Second floor: 12:19. In one of the three central galleries, we found classic but still modern-looking suits and jackets: what the man in the Brooks Brothers suit would be wearing, except today he happens to be wearing an Ermenegildo Zegna suit. Husband refused to try on Zegna suits, but I insisted and piled several (about $1,800 each) into the arms of the attendant. In the third gallery, we found Brioni and Kiton, the ultrafabulous Italian designers. Husband seemed curiously intrigued. I caught my breath: Brioni, the stuff of legend, worn by 007. Continental, soft-cut and streamlined, Brioni suits are made by hand. The wool is provided by sheep that live in controlled indoor environments. And the suits are expensive: about $3,200 each. With an armload of Brioni and Zegna, he disappeared into the dressing room.

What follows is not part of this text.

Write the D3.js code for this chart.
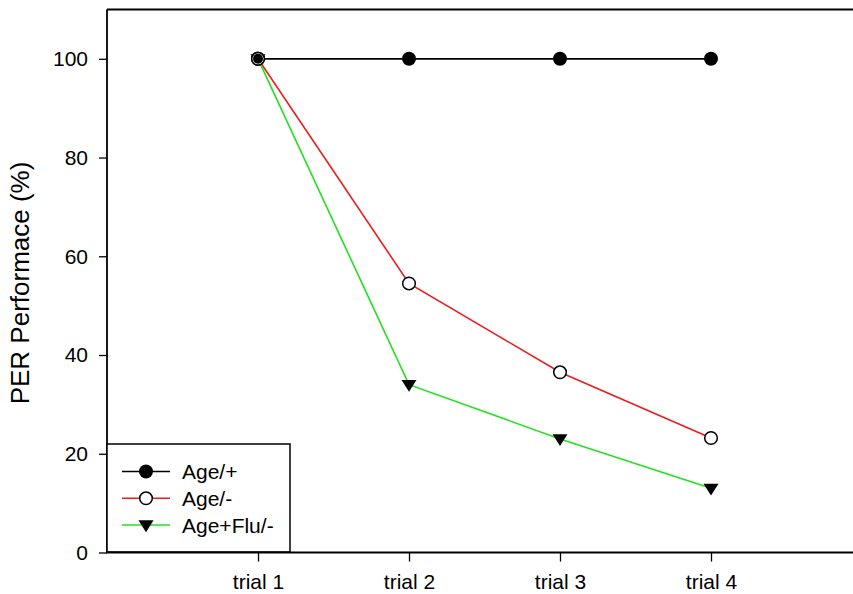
<!DOCTYPE html>
<html>
<head>
<meta charset="utf-8">
<script src="https://cdn.jsdelivr.net/npm/d3@7"></script>
<style>
  html, body { margin: 0; padding: 0; background: #fff; }
  svg { display: block; font-family: Arial, "Liberation Sans", sans-serif; }
</style>
</head>
<body>
<script>
const trials = ["trial 1", "trial 2", "trial 3", "trial 4"];
const ageFedValues = [100, 100, 100, 100];
const ageStarvedValues = [100, 54.5, 36.5, 23.2];
const ageFluValues = [100, 34.0, 23.0, 13.0];
const seriesNames = ["Age/+", "Age/-", "Age+Flu/-"];
const yTicks = [0, 20, 40, 60, 80, 100];
const yLabel = "PER Performace (%)";

const W = 853, H = 594;
const FONT = "Arial, 'Liberation Sans', sans-serif";
const svg = d3.select("body").append("svg").attr("width", W).attr("height", H);

const x = d3.scaleLinear().domain([0, 5]).range([107, 862]);
const y = d3.scaleLinear().domain([0, 100]).range([552.5, 58.8]);
const yTop = 9.5;

const series = [
  { name: seriesNames[0], values: ageFedValues, color: "#000000", marker: "filled" },
  { name: seriesNames[1], values: ageStarvedValues, color: "#ee1c1c", marker: "open" },
  { name: seriesNames[2], values: ageFluValues, color: "#22e022", marker: "tri" }
];

// top frame line
svg.append("line").attr("x1", 107).attr("x2", W + 20).attr("y1", yTop).attr("y2", yTop)
  .attr("stroke", "#000").attr("stroke-width", 1.8);

// Y axis
const yAxis = d3.axisLeft(y).tickValues(yTicks).tickSize(8).tickPadding(11).tickFormat(d3.format("d"));
const gy = svg.append("g").attr("transform", "translate(107,0)").call(yAxis);
gy.select(".domain").remove();
gy.selectAll(".tick line").attr("stroke", "#000").attr("stroke-width", 1.3);
gy.selectAll(".tick text").attr("font-size", 21).attr("fill", "#000").attr("font-family", FONT);
svg.append("line").attr("x1", 107).attr("x2", 107).attr("y1", yTop).attr("y2", y(0))
  .attr("stroke", "#000").attr("stroke-width", 1.8);

// X axis
const xAxis = d3.axisBottom(x).tickValues([1, 2, 3, 4]).tickSize(9).tickPadding(13)
  .tickFormat(d => trials[d - 1]);
const gx = svg.append("g").attr("transform", `translate(0,${y(0)})`).call(xAxis);
gx.select(".domain").remove();
gx.selectAll(".tick line").attr("stroke", "#000").attr("stroke-width", 1.3);
gx.selectAll(".tick text").attr("font-size", 21).attr("fill", "#000").attr("font-family", FONT);

// Y label
svg.append("text")
  .attr("transform", `translate(29,283) rotate(-90)`)
  .attr("text-anchor", "middle")
  .attr("font-size", 26)
  .attr("font-family", FONT)
  .attr("fill", "#000")
  .text(yLabel);

const line = d3.line().x((d, i) => x(i + 1)).y(d => y(d));

function drawMarker(g, type, cx, cy) {
  if (type === "filled") {
    g.append("circle").attr("cx", cx).attr("cy", cy).attr("r", 7).attr("fill", "#000");
  } else if (type === "open") {
    g.append("circle").attr("cx", cx).attr("cy", cy).attr("r", 6.3)
      .attr("fill", "#fff").attr("stroke", "#000").attr("stroke-width", 1.5);
  } else {
    const s = 7.5;
    g.append("path")
      .attr("d", `M${cx - s},${cy - s * 0.62} L${cx + s},${cy - s * 0.62} L${cx},${cy + s * 0.95} Z`)
      .attr("fill", "#000");
  }
}

const order = [series[1], series[2], series[0]];
order.forEach(s => {
  svg.append("path").datum(s.values)
    .attr("d", line).attr("fill", "none")
    .attr("stroke", s.color).attr("stroke-width", s.marker === "filled" ? 1.8 : 1.6);
});
const mg = svg.append("g");
[series[2], series[1], series[0]].forEach(s => {
  s.values.forEach((v, i) => drawMarker(mg, s.marker, x(i + 1), y(v)));
});
drawMarker(mg, "open", x(1), y(ageStarvedValues[0]));
mg.append("circle").attr("cx", x(1)).attr("cy", y(100)).attr("r", 5).attr("fill", "#000");

// Legend
const lg = svg.append("g");
lg.append("rect").attr("x", 107).attr("y", 444).attr("width", 183).attr("height", 108)
  .attr("fill", "#fff").attr("stroke", "#000").attr("stroke-width", 1.5);
const rowY = [471.5, 498.3, 525];
series.forEach((s, i) => {
  lg.append("line").attr("x1", 122).attr("x2", 170).attr("y1", rowY[i]).attr("y2", rowY[i])
    .attr("stroke", s.color).attr("stroke-width", 1.6);
  drawMarker(lg, s.marker, 146, rowY[i]);
  lg.append("text").attr("x", 182).attr("y", rowY[i]).attr("dy", "0.36em")
    .attr("font-size", 21).attr("font-family", FONT).attr("fill", "#000").text(s.name);
});
// bottom axis line on top
svg.append("line").attr("x1", 106).attr("x2", W + 20).attr("y1", y(0)).attr("y2", y(0))
  .attr("stroke", "#000").attr("stroke-width", 2);
</script>
</body>
</html>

To a woman who even during a high-end shopping trip is crammed into an airless cubicle to wait shivering and nude while attendants may or may not return, the dressing area at Bergdorf Goodman Men is a miraculous place. The changing rooms are neat and well ventilated, the doors a burnished wood. The fitting platforms were so beautifully lighted, so theatrical, that I could barely suppress the urge to leap up onto one of them and start singing a few bars from "Everything's Coming Up Roses." Thirsty? There's bottled water. On ice. With napkins.

"Why isn't women's shopping like this?" I asked one of the men measuring my husband's inseam.

"I don't know," he said. "Women's retail has gone just crazy."

Shopping with a shopaphobe is like taking a child to the natural history museum. He might behave for a short while, but after the Imax movie is over, your time is limited. Once Husband had chosen a Zegna suit and Brioni pants, the light began to fade in his eyes. It was 1:10. We still needed a blazer and underwear. Against my advice he tried on a double-breasted navy blue Brioni blazer with black-enamel and gold buttons. I thought it would make him look like a Carnival Cruise captain, but instead he looked like Cary Grant. As for underwear, Bergdorf Men is famous for its Borrelli boxers, complete with mother-of-pearl buttons ("embroidered by hand," the package says, in five languages), but Husband could shop no more.

Later I ventured to the third floor alone and was relieved he had not made it so far. This is where George Michael's throaty ballads pump in over the sound system, and R.E.D. Valentino white jeans sell for $250. In the shoe department, shoppers can choose rainbow-striped sneakers by Dsquared. A Martin Margiela shirt modeled after a striped French nautical shirt bore a photographic image of Metallica on the front; at $525, this was the kind of thing that would have driven Husband bananas. I ate lunch in Café 745, a serene space with marble counters, fantastic pasta and not a single male customer. A row of vintage cameras were lined up on a countertop, to confer the aura of the gentleman hobbyist.

The headwaiter was wearing a multicolored striped shirt.

"Etro?" I asked.

"Gap," he said.

As for the Charvet shirts, the man at the counter had been true to his word. They arrived five days later, perfectly tailored, delivered not by messenger, but by a salesman on the way to his bus.

745 Fifth Avenue (58th Street); (212) 753-7300

Atmosphere First two floors: quiet and clubby. Third floor: nightclubby.

Service Beyond the call of duty.

Key Looks Classic Italian cashmere and cottons. The best men's pajama department in the city.

Prices Expensive. Private label Bergdorf Goodman button-down shirts are $175. A vintage Rolex is $3,300. Etro seersucker jacket is $855. And what man really needs a Brioni for Bergdorf Goodman bathrobe for $375?